National Post (National Edition)
The rules of the spy game are no longer clear
Retired spies, families used to be off limits
It’s to be hoped that British investigators are getting closer to knowing what poisoned the former Russian spy Sergei Skripal and his daughter in Britain. That doesn’t mean they’ll have any idea who did it. So it’s far too early to talk of a Russian “declaration of war,” as some have done.
Understandably, though, the theory most popular in the British media is that it was Russian spies who poisoned the former military intelligence colonel and his daughter, Yulia. This would surprise no one. That Russian intelligence is back in the business of executing traitors has been known since the case of Alexander Litvinenko, poisoned with polonium in 2006. If the Skripal situation is part of this practice, two things are striking about it because they would suggest Russia has blown up unwritten spy game rules from which it has repeatedly benefited: first, that Skripal had been “off the board” after being tried, convicted and traded to the U.K. and, second, that his daughter had apparently been targeted along with him.
In 2010, the ex-colonel was one of four people who came to the West as part of a spy swap, in which the U.S. released 10 Russian “sleeper agents.” There had been at least a dozen spy exchanges between Western countries and the Soviet Union and its satellites during the Cold War, but this was the first publicly announced one in the Vladimir Putin era.

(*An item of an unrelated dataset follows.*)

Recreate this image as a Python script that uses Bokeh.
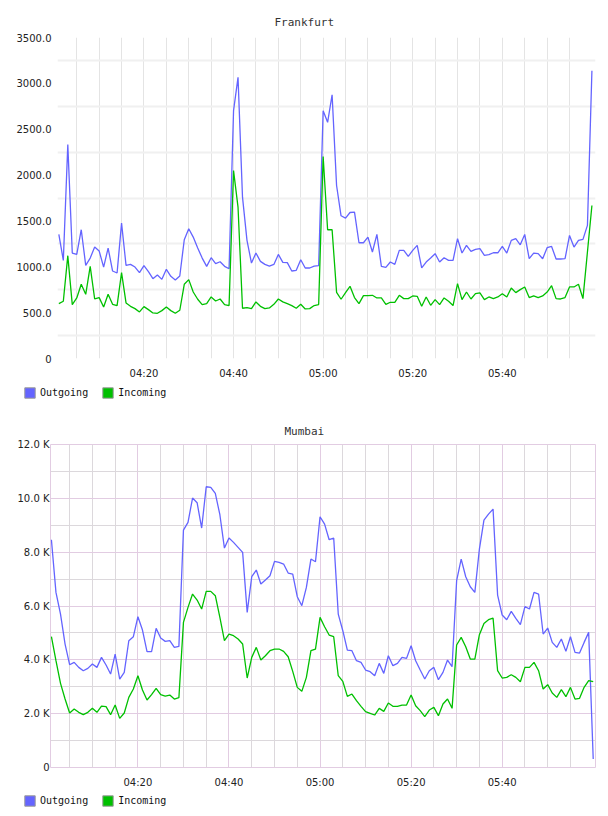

None of the people traded to the West has ever been assassinated. The possibility of a swap is a perk that makes it marginally worthwhile to spy for a foreign power. The money paid to spies or the moral satisfaction of working against a hated regime is never enough to compensate for the risk of this work; not even the implicit promise that the side you work for will take care of you will tip the scale if you have to look over your shoulder for the rest of your life. A swap, however, has been a guarantee of peaceful retirement. If that’s no longer the case, this raises the stakes for spies — and makes swaps pointless.
Having resumed the Cold War-era practice of swaps, why would Putin or his spy chiefs want to ruin it by approving the assassination of a former spy who had served part of his sentence in a Russian jail and was put out to pasture in the U.K.? One answer could be Skripal perhaps continued working for British intelligence after he was traded. But since the Russian government now can’t admit anything without setting off a confrontation with the U.K., we’ll likely never know — and because of this, the unwritten rules of spy swaps are in doubt.
Then there’s the matter of Skripal’s daughter, Yulia. It was never Soviet or Russian practice to attack traitors’ relatives; even the 1938 case of Leon Trotsky’s son, Lev Sedov, is not a clear-cut assassination. Nor is there a single known case of “collateral damage” to families. The Soviet and Russian approach to retribution was always pragmatic rather than vendetta-like. All of that amounts to good reason to be skeptical of the conventional wisdom until there are real facts to support it.
That won’t stop seasoned analysts from drawing preliminary conclusions: Mark Galeotti, senior research fellow at the Institute of International Relations Prague, who has studied the Russian intelligence community, wrote of “a breakdown in the old etiquette of espionage.” He also pointed out that the FSB, the Russian domestic intelligence service, has been increasingly active overseas — and that it’s unlikely to be bound by the old rules because it doesn’t recognize any rules at home. Whether the attack was sanctioned by the Kremlin, or reflects a new culture in the intelligence services, the assassination attempt sends a clear signal to Russians who have worked for Western intelligence services: There is no arrangement they can make to stop looking over their shoulder.
This is a powerful message, and its flip side is that anyone working clandestinely for Russia can also expect harsher treatment, if not poison in their drinks and attacks on their kin. Would the Kremlin risk such reciprocation — and the almost-inevitable U.K. response — just to take out a retired spy? If not, the Kremlin had better hope an alternative explanation surfaces quickly and that, if rogue elements were involved, they are punished.
And yet the answer may be yes, for the same reasons Putin recently devoted a major speech to threatening the U.S. with a set of newly developed nuclear superweapons. Putin’s stated goal is to be heard by the West and to force negotiations on security issues. Showing there are no rules of engagement for this iteration of the Cold War — which is true in many areas, not just in the spy game — would be one way of trying to force a discussion. And when a bigger goal is involved, Putin’s Russia and its predecessors were never hesitant to risk the lives of those loyal to them.
Like the nuclear threats, though, such demonstrations of lawlessness would likely backfire. Putin’s problem isn’t that he’s not threatening enough: He is. It’s that the Kremlin and its freelancers’ willingness to throw rules out the window reinforces the impression of the Putin regime’s unreliability and makes talks appear pointless.
If the evidence points to an attack from Russia, it’s also difficult to imagine a fully symmetrical retaliation that would deter the Kremlin from further lawless behavior — or, indeed, a retaliation that doesn’t increase the danger that comes from a risk-taking, edge-walking Putin regime.
Whatever investigators uncover, the harder task will be responding to it.